Now look at the api/v1
directory and you’ll see a new file called log.pb.go
. Open it up to see the Go code that the compiler generated from your protobuf code.
check this issue in Stackoverflow if you get that error**
Error "protoc-gen-go: program not found or is not executable"**
Work with the Generated Code
Although the generated code in log.pb.go
is a lot longer than your handwritten code in log.go
, use the code as you handwritten it. For example, you’ll create instances using the &
operator (or new
keyword) and access fields using a dot.
The compiler generates various methods on the struct, but the only methods you’ll use directly are the getters. they a useful when you have multiple messages with the same getter(s) and you want to abstract those method(s) into an interface.

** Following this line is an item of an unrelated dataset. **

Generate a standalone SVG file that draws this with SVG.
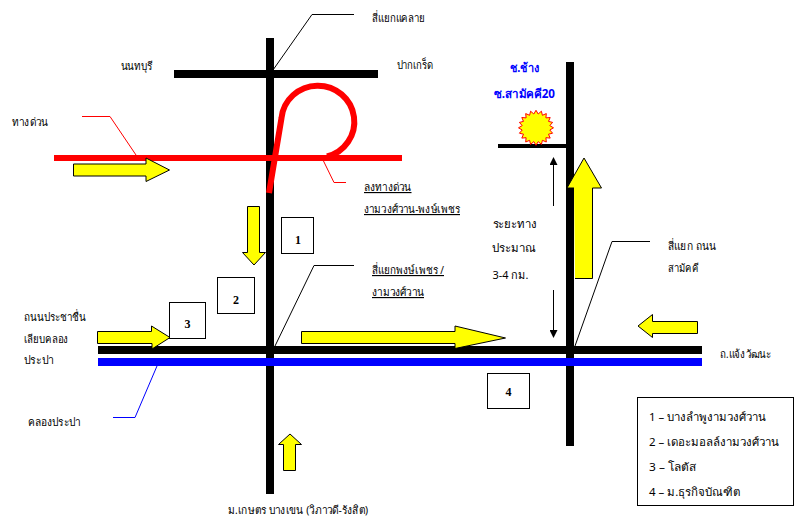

For example, imagine building an e-commerce shop that sells books and games, every item has a different price, now you want to find the total of the items in the user’s cart. You’d make a Pricer interface (the abstraction) and a Total function that takes in a slice of Pricer interfaces and returns their total cost. Here’s what the code would look like
// book.go
type Book struct {
Price uint64
}
func(b *Book) GetPrice() uint64 { // ... }
// game.go
type Game struct {
Price uint64
}
func(b *Game) GetPrice() uint64 { // ... }
// calculate-price-service.go
type Pricer interface {
GetPrice() uint64
}
func Total(items []Pricer) uint64 { // ... }
By this way, you can pass any item to the total function if it implements the GetPeice method, and that's how interfaces work in Golang.
the thing here what if you want to change the price of all your inventory? books, games, or others.
if we just had setters, we could use an interface like the following to set the price on the different kinds of items in your inventory:
type PriceAdjuster interface {
SetPrice(price uint64)
}
When the compiled code isn’t quite what you need, you can extend the code and add your customization to it.